Reinhold Neibuhr, along with others, argued that all religion tends to be captured by its culture. Rather than standing in judgment of the world around them, most religious people find ways to give divine sanction to their society.

I have no difficulty in seeing that in others. Having spent a lifetime being a religious historian, it is all too obvious to me that the religious beliefs of most people are thinly veiled rationalizations for their conduct rather than a transforming influence upon it. While I see that in others, I fear it in me.

The challenge of the Christian calling, as I have frequently written before, is to be in but not “of the world.” Jesus did not ask His disciples to withdraw into asceticism; rather, He sent them to be a leavening influence in a wicked world. The result of this calling can work revolutionary experiences in individual lives.

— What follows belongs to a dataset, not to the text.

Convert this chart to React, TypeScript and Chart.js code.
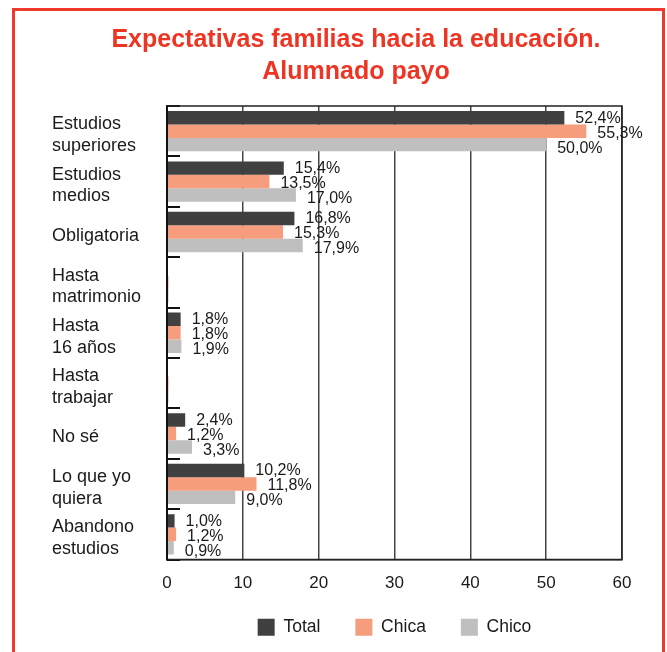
import React, { useEffect, useRef } from "react";
import { Chart, registerables } from "chart.js";

Chart.register(...registerables);

const categories: (string | string[])[] = [
  ["Estudios", "superiores"],
  ["Estudios", "medios"],
  "Obligatoria",
  ["Hasta", "matrimonio"],
  ["Hasta", "16 años"],
  ["Hasta", "trabajar"],
  "No sé",
  ["Lo que yo", "quiera"],
  ["Abandono", "estudios"],
];

const totalValues = [52.4, 15.4, 16.8, 0, 1.8, 0, 2.4, 10.2, 1.0];
const chicaValues = [55.3, 13.5, 15.3, 0.2, 1.8, 0.2, 1.2, 11.8, 1.2];
const chicoValues = [50.0, 17.0, 17.9, 0.2, 1.9, 0.2, 3.3, 9.0, 0.9];

const seriesNames = ["Total", "Chica", "Chico"];
const seriesColors = ["#404040", "#f59d7d", "#bfbfbf"];

const titleLines = ["Expectativas familias hacia la educación.", "Alumnado payo"];

const xMin = 0;
const xMax = 60;
const xStep = 10;

const FONT = "'Liberation Sans', Arial, Helvetica, sans-serif";

const decorPlugin = {
  id: "decor",
  afterLayout(chart: any) {
    // let the x tick labels draw below the (compact) axis box without clipping
    const x = chart.scales.x;
    if (x) {
      x.height = 44;
      x.bottom = x.top + 44;
    }
  },
  afterDatasetsDraw(chart: any) {
    const { ctx, chartArea, scales } = chart;
    const y = scales.y;
    ctx.save();
    ctx.strokeStyle = "#111";
    ctx.lineWidth = 2;
    const n = chart.data.labels.length;
    for (let i = 0; i <= n; i++) {
      const py = Math.round(y.getPixelForValue(i - 0.5));
      ctx.beginPath();
      ctx.moveTo(chartArea.left, py);
      ctx.lineTo(chartArea.left + 13, py);
      ctx.stroke();
    }
    ctx.lineWidth = 1.5;
    ctx.strokeStyle = "#222";
    ctx.strokeRect(chartArea.left, chartArea.top, chartArea.right - chartArea.left, chartArea.bottom - chartArea.top);
    ctx.lineWidth = 2;
    ctx.strokeStyle = "#111";
    ctx.beginPath();
    ctx.moveTo(chartArea.left, chartArea.top);
    ctx.lineTo(chartArea.left, chartArea.bottom);
    ctx.stroke();
    ctx.font = `16px ${FONT}`;
    ctx.fillStyle = "#1a1a1a";
    ctx.textAlign = "left";
    ctx.textBaseline = "middle";
    chart.data.datasets.forEach((ds: any, di: number) => {
      const meta = chart.getDatasetMeta(di);
      meta.data.forEach((bar: any, i: number) => {
        const v = ds.data[i];
        if (v < 0.5) return;
        const txt = v.toFixed(1).replace(".", ",") + "%";
        ctx.fillText(txt, bar.x + 11, bar.y + 2 + (di - 1) * 1.5);
      });
    });
    ctx.restore();
  },
};

export default function App() {
  const ref = useRef<HTMLCanvasElement | null>(null);

  useEffect(() => {
    if (!ref.current) return;
    const chart = new Chart(ref.current, {
      type: "bar",
      data: {
        labels: categories,
        datasets: [totalValues, chicaValues, chicoValues].map((d, i) => ({
          label: seriesNames[i],
          data: d,
          backgroundColor: seriesColors[i],
          borderWidth: 0,
          categoryPercentage: 0.8,
          barPercentage: 1.0,
        })),
      },
      options: {
        indexAxis: "y",
        responsive: false,
        animation: false,
        layout: { padding: { left: 52, right: 7, top: 24, bottom: 6 } },
        plugins: {
          title: {
            display: true,
            text: titleLines,
            color: "#ee3524",
            font: { family: FONT, size: 25, weight: "bold", lineHeight: 1.28 },
            padding: { top: 0, bottom: 18 },
          },
          legend: {
            display: true,
            position: "bottom",
            fullSize: false,
            labels: {
              boxWidth: 17,
              boxHeight: 17,
              padding: 35,
              color: "#1a1a1a",
              font: { family: FONT, size: 17.5 },
            },
          },
          tooltip: { enabled: false },
        },
        scales: {
          x: {
            min: xMin,
            max: xMax,
            ticks: {
              stepSize: xStep,
              color: "#1a1a1a",
              font: { family: FONT, size: 17 },
              padding: 14,
            },
            grid: { color: "#444", lineWidth: 1.5, drawTicks: false },
            border: { display: true, color: "#222", width: 1.5 },
            afterFit: (s: any) => {
              s.height = 24;
            },
          },
          y: {
            ticks: {
              color: "#1a1a1a",
              font: { family: FONT, size: 18, lineHeight: 1.2 },
              crossAlign: "far",
              padding: 0,
              labelOffset: 4,
            },
            grid: { display: false, drawTicks: false },
            border: { display: true, color: "#111", width: 2 },
            afterFit: (s: any) => {
              s.width = 115;
            },
          },
          yRight: {
            axis: "y",
            position: "right",
            display: true,
            ticks: { display: false },
            grid: { display: false, drawTicks: false },
            border: { display: false },
            afterFit: (s: any) => {
              s.width = 38;
            },
          },
        },
      },
      plugins: [decorPlugin],
    } as any);
    return () => chart.destroy();
  }, []);

  return (
    <div
      style={{
        position: "fixed",
        left: 0,
        top: 0,
        width: 667,
        height: 652,
        overflow: "hidden",
        background: "#fff",
      }}
    >
      <canvas
        ref={ref}
        width={667}
        height={652}
        style={{ position: "absolute", left: 0, top: 0, width: 667, height: 652 }}
      />
      <div
        style={{
          position: "absolute",
          left: 12,
          top: 8,
          width: 653,
          height: 720,
          boxSizing: "border-box",
          border: "3px solid #ef3a2b",
          pointerEvents: "none",
        }}
      />
    </div>
  );
}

Yet, in the midst of revolutionary life experiences, Christians are not revolutionaries. ... Christians are meek and peaceful citizens and inoffensive and helpful neighbors. But there must be a prophetic potential in our lives. We are subject to a “higher law.” We must be prepared to stand against the crowd, to be viewed as odd, to be characterized as threats to society.

The extent of a Christian’s alienation from society has often led to doctrinal debates among believers. Can Christians serve in the military and fight in wars? Can Christians pledge allegiance to the flag and take oaths? Those are legitimate and important questions… [as is] “Exactly how is it that I am to differ from those around me?” If the essence of my eccentricity is not in dress, or food, or the daily duties of citizens, then how is it that I am at odds with my culture? The answers have to do with thoughts and actions.

If we are to lift ourselves above the world, we will first have to purify our minds…to think about things that are pure and holy, to focus our minds on spiritual values rather than worldly possessions, and to learn to think wholesome thoughts in the midst of life’s trials and tribulations.

If your mind is filled with such righteous thoughts, your actions will reflect that… [as will] the language, behavior, and worship that flows from the otherworldly mind of the Christian. It is those actions that make us identifiable—that put us at odds with our culture.

I have returned to this theme both because of its repetition in the Scriptures and because of a brooding fear that I fall into the same ease in my culture as those around me. Few themes in the Bible recur more often than the plaintive plea to “come out from among them, and be ye separate” (II Corinthians 6:17).

And few things trouble me more than seeing churches filled with good people being sucked into the maelstrom of a decadent culture—listening to the world, reading its books, watching its television, and swallowing its values. They go to church, and I see them there. But their message has become “Christ and Culture.”

In the gravest terms, I tell you, that cannot be. Let us purify our minds and walk circumspectly.